A year ago, Neville Callam, the General Secretary of the Baptist World Alliance,came to me and volunteered, “I think Baptists and Pentecostals have a lot in common. I think we ought to talk.”
I said, “Well, Neville, what would you like to talk about?”
He said, “Truth be told, Baptists aren’t fully Trinitarian. We let the Holy Spirit go a long time ago, and we need to become more Trinitarian. I think you folks have a point there from which we could learn. Could you help us better to understand the person and the work of the Holy Spirit?” That sounded like a pretty good issue to me.
That is the way ecumenism works. It works through personal relationships. It works through listening to one another. It works through working on the issues that are important to the various people that are there and you do not have to apologize for who you are. Just be yourself.
Moving from Fear to Love
So it moves from fear to love, which is what John tells us in this text. Fear keeps us apart. Fear is detrimental. In my estimation, fear is based upon ignorance. We are afraid of them because we do not know who they are. The lack of education within Pentecostal circles, even among Pentecostal leaders hurts us all. This is a generalization, but our leaders do not have the same level of education that other Christian leaders have. As a result, we fear them. This is why seminary is so important for our leaders. You are here, God is forming you as leaders, and you are part of the leadership team. He’s putting together.

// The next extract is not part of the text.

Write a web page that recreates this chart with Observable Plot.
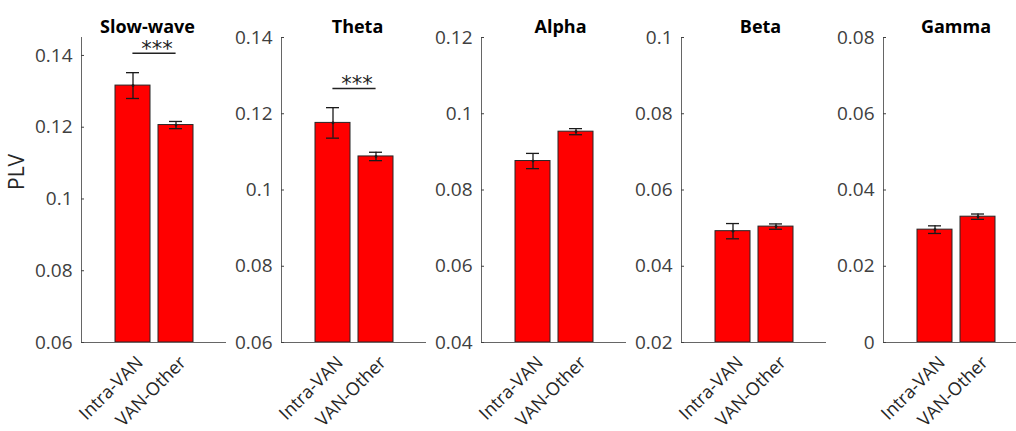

What I want to say to you tonight is simply this: Listen to the Lord when He says, “Fear not!” The most often quoted commandment in all of Scripture is two words long: “Fear not.” Abraham heard it. Joshua heard it. Gideon heard it. Mary heard it. There are perhaps a hundred individuals who were told, “Fear not.” Why should we not fear? “I am with you,” says the Lord. Doing away with our fears opens up possibilities that we could not have imagined. When I went to Fuller Seminary as a student, my wife Patsy and I would both bear witness that neither of us had any idea where God would take us.
I was granted eight audiences with Pope John Paul II. On one occasion he invited me to lead the congregation in prayer. On another, I was asked to lead the congregation in the Nicene Creed. He invited me to share the platform with him several times between 2000 and his death. When Pope Benedict XVI was installed, I was invited to sit on the platform fifteen feet from the altar. And when he preached, he took a line from one of John Pauls’ major addresses to young people. He said, “Young people, give your lives to Jesus Christ. Do not be afraid!” Those were his exact words. “Do not be afraid! He is not going to take anything away from you and, in fact, he will fill your life with all kinds of things.” That was his promise in his inaugural address.
This past October, Pope Benedict invited me to travel with him to Assisi, to pray with him, and talk with him about peace for the world. He invited me to sit at his table and eat a meal with him. I have been with presidents, ambassadors, diplomats, and top leaders of the Church around the world. I have sat in the monastery where the Ecumenical Patriarch works, all because the Lord woke me up in the middle of the night and said, “I want you to talk about ecumenism.” I am not creative enough to have imagined where that call would take me, but I have overcome my fear. My fear was that I would get into trouble, or be defrocked. But my fear is now gone—whether it is growth or age, I do not know!
The fact is, the Lord has been faithful to me. Now I call upon you to be faithful to Him. Fear not! And may the Lord bless you!